5.1 Conceptual Core¶

A modern NVIDIA GPU (Hopper H100 used here as the canonical example) consists of:
132 SMs (Streaming Multiprocessors), each functionally an independent processor.
80 GB HBM3 at ~3 TB/s.
50 MB L2 shared across SMs.
Per-SM resources: 256 KB register file, 256 KB combined L1/shared, ~64 FP32 cores, 4 tensor cores, 1 ray-tracing core.
The GPU runs threads in groups of 32 called warps. Threads in a warp execute the same instruction in lockstep (SIMT-single-instruction multi-thread). Branching within a warp causes divergence-warp executes both branches serially, masking off the inactive lanes.
A block is a group of warps (up to 32 warps = 1024 threads) that share an SM, share L1/shared memory, and can synchronize via __syncthreads().
A grid is the set of blocks for a kernel launch. Blocks within a grid do not share state (other than HBM) and do not synchronize.

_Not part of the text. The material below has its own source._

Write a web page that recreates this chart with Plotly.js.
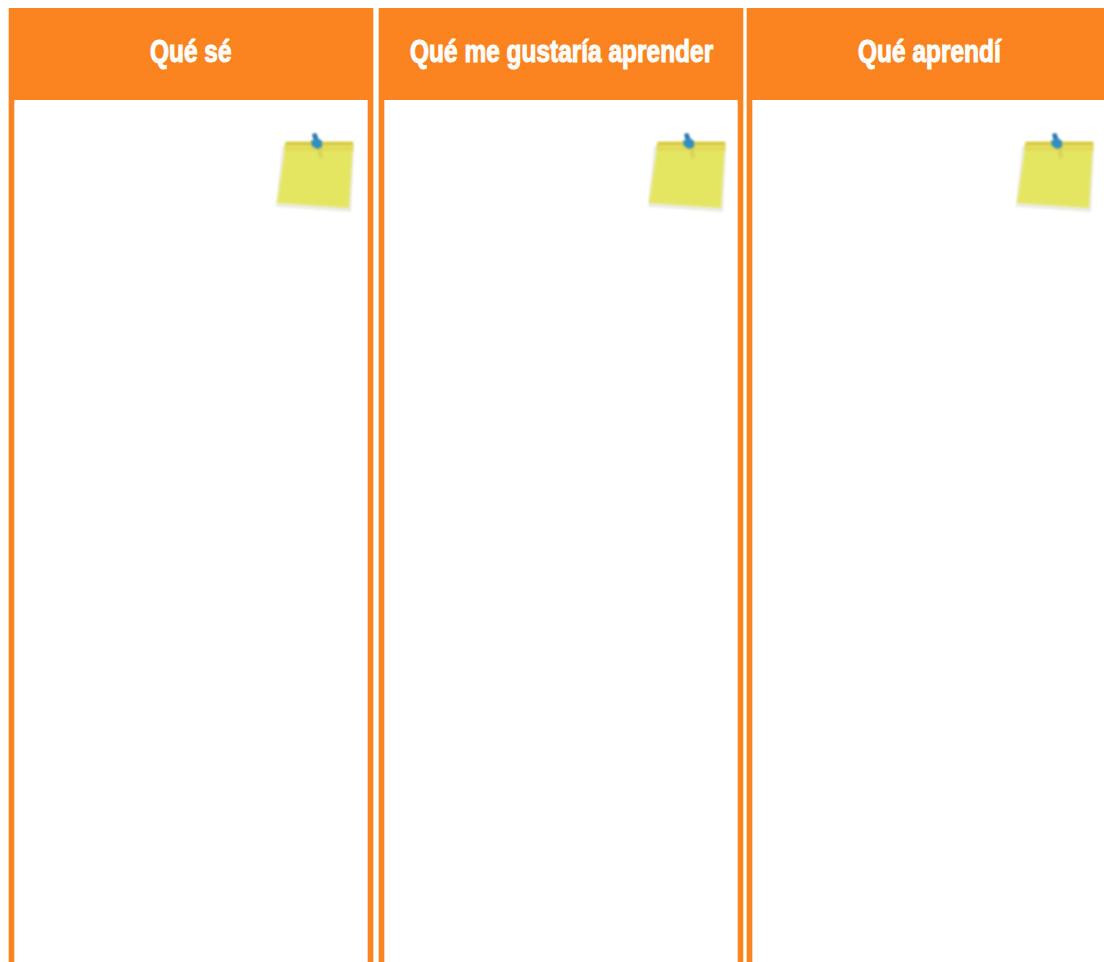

Warp scheduling: each SM has 4 warp schedulers; each cycle, each scheduler picks one ready warp from up to 16 resident warps and issues an instruction. Latency is hidden by switching warps-not by speculation as on CPUs. This is why you want many resident warps ("occupancy").
Memory tiers per-SM:
Registers: 256 per thread × 1024 threads = 256K total; spill to local memory (slow).
Shared memory: 228 KB per SM on H100 (configurable split with L1).
L1 cache: shares budget with shared memory.
Tensor cores: specialized matmul-accumulate units. On H100 each TC does an 8x4 BF16 GEMM per cycle; aggregated across the chip ~989 TFLOPS BF16. They demand specific data layouts (16x16 tiles in registers); the wmma and mma.sync PTX instructions expose them.
Async copy (cp.async): copy from HBM to shared memory in the background; thread continues other work, syncs later. Foundation for software pipelining (used in FlashAttention).

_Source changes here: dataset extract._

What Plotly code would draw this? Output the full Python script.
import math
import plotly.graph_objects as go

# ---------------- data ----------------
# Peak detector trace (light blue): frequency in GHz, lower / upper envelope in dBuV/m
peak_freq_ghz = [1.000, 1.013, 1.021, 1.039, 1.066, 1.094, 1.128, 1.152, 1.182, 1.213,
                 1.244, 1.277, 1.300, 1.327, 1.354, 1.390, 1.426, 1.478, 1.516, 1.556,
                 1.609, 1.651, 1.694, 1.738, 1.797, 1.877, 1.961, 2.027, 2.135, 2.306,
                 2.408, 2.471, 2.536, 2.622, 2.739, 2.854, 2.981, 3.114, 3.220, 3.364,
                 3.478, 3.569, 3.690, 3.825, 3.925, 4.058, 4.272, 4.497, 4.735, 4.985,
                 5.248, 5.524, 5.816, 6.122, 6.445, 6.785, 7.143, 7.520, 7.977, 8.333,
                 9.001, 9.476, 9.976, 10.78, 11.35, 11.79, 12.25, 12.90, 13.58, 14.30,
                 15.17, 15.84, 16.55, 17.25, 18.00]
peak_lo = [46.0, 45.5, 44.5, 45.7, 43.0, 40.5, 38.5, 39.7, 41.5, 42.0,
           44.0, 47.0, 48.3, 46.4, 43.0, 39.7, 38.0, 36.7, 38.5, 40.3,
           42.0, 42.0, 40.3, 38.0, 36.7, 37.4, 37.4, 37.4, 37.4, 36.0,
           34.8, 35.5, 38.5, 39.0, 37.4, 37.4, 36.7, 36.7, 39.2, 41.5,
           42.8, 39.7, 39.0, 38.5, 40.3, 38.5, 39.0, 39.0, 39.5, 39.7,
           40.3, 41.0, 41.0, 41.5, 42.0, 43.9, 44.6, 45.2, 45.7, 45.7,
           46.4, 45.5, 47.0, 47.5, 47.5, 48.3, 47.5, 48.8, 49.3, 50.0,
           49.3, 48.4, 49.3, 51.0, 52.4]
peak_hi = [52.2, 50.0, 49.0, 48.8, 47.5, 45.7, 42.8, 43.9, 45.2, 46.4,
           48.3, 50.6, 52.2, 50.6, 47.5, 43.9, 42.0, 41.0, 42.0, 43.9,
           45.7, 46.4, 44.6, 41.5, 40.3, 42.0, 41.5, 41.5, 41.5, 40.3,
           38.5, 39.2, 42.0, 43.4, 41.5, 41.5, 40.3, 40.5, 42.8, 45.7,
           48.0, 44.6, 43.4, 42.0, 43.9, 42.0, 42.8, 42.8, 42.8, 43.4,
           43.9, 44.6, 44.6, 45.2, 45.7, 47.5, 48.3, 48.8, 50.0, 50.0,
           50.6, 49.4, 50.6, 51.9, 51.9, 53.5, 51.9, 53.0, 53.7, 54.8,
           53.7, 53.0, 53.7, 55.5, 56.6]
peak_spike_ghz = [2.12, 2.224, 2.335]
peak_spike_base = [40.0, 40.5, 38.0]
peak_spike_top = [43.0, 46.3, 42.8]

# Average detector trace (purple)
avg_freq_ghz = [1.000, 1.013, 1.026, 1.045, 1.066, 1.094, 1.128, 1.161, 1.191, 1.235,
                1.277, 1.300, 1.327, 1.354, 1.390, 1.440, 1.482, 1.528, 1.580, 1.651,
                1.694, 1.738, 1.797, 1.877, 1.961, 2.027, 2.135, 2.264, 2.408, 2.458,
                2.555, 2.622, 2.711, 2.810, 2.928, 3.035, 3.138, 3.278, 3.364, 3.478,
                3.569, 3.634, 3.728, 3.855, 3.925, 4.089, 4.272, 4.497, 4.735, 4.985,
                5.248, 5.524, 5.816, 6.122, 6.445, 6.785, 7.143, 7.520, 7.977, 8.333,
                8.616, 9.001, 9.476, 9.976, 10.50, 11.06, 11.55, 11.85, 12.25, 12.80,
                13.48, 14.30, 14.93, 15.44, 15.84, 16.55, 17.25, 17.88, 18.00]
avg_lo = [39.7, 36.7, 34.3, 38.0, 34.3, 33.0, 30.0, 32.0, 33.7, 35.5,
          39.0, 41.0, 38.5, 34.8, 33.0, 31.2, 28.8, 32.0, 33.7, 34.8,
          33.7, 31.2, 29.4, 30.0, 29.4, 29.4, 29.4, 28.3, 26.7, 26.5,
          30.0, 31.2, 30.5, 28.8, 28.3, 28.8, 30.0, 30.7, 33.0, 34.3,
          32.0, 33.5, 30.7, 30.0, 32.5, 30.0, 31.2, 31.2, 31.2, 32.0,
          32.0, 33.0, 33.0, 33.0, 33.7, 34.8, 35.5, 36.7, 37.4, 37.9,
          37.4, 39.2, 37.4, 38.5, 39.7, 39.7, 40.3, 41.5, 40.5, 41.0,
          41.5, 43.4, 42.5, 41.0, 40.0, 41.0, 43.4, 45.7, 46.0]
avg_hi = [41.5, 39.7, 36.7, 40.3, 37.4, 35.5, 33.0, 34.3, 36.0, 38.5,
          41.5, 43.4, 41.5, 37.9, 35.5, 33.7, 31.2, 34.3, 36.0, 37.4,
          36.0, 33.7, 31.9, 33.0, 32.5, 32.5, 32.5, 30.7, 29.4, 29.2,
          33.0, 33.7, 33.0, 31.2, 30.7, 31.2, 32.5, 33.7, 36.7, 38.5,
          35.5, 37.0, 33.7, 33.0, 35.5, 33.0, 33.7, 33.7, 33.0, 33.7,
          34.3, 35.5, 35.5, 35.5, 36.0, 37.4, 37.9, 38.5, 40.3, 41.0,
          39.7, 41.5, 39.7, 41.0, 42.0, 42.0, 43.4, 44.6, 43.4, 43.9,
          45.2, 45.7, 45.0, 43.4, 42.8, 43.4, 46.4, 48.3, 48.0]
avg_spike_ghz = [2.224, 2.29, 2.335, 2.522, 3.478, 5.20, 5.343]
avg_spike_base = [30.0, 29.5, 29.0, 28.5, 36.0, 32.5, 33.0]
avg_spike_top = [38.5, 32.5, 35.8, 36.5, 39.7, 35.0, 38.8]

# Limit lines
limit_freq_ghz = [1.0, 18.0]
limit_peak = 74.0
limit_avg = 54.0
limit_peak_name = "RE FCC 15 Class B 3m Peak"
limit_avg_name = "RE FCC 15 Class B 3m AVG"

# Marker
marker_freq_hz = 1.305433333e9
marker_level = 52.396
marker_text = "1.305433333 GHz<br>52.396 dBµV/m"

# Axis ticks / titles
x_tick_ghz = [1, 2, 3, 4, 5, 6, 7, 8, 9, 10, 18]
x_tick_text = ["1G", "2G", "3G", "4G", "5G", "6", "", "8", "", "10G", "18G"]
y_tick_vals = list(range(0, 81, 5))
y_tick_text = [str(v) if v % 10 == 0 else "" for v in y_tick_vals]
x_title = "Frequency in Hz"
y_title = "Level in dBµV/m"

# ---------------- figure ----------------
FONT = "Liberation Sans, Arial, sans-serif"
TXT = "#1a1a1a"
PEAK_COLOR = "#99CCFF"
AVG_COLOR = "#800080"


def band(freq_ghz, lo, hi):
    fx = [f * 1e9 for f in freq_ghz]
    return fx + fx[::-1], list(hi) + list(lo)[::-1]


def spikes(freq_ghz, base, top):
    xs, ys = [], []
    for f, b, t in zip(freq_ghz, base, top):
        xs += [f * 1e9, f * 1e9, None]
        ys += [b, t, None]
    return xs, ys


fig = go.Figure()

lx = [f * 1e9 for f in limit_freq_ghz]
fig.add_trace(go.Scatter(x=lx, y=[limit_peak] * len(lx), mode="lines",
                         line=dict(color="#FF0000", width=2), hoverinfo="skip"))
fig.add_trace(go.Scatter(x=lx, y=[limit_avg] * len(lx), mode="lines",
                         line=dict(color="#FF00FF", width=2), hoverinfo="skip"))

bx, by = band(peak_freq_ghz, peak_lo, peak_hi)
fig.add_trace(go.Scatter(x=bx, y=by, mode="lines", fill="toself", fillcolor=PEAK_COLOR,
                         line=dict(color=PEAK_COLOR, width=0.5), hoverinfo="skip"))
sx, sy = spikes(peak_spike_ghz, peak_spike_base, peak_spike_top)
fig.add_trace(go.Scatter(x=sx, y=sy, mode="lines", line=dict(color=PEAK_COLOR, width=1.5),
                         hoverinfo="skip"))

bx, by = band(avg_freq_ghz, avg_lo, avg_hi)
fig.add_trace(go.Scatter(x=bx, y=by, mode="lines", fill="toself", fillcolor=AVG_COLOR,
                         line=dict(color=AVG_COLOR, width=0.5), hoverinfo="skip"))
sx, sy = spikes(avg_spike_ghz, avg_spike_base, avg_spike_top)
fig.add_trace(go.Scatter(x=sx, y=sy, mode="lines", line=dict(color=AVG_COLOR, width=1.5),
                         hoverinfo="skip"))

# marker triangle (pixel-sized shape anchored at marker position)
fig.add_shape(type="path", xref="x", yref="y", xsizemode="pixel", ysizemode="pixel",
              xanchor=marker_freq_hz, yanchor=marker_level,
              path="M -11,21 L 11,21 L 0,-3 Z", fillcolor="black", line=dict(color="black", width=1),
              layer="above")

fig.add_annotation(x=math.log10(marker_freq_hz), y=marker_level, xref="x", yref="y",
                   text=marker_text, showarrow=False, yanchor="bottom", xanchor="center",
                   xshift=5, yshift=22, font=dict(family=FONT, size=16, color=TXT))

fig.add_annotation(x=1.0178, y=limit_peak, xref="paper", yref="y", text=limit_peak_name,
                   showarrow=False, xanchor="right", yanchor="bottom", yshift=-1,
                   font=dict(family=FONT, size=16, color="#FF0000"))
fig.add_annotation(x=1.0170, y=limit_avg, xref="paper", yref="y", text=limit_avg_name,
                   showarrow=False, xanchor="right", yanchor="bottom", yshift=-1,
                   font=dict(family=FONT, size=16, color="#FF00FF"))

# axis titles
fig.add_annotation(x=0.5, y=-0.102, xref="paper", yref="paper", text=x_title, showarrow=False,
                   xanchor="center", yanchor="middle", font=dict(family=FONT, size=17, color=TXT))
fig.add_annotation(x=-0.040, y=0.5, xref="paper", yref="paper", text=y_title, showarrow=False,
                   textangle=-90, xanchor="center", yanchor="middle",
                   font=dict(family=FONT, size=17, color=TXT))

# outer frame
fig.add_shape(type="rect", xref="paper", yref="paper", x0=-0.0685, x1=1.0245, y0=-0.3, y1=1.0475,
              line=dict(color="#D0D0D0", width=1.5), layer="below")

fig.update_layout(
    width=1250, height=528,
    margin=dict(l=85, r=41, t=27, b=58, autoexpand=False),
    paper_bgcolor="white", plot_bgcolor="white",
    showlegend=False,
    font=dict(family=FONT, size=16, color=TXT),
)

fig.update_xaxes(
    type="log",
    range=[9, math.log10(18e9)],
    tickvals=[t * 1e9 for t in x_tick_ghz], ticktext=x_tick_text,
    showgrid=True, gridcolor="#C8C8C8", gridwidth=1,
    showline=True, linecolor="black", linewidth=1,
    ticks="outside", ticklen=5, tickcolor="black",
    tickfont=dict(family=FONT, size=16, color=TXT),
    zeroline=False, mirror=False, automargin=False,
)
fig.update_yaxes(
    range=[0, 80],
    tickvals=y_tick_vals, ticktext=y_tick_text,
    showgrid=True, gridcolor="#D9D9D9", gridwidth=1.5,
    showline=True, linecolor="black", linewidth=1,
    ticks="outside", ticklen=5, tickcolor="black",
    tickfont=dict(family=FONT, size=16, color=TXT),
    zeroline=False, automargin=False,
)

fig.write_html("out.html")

Run nvidia-smi and nvidia-smi -q. Read every line.
Compile and run NVIDIA's deviceQuery sample. It prints all the numbers above for your specific GPU.
Compile and run bandwidthTest (CUDA samples). Compare measured PCIe and HBM bandwidth to spec.
Compute: at the measured HBM BW and compute peak of your GPU, what is the arithmetic intensity break-even? Sketch the roofline.

Install Nsight Systems (nsys) and Nsight Compute (ncu). They are the tools. Familiarize with the GUI; learn nsys profile -o trace.qdrep ./prog and ncu --set full ./prog.

Document your GPU fleet's exact SKUs in a HARDWARE.md: model, HBM size, peak BW, peak FLOPS BF16/FP16/FP8, TDP. Cluster ops decisions hinge on this.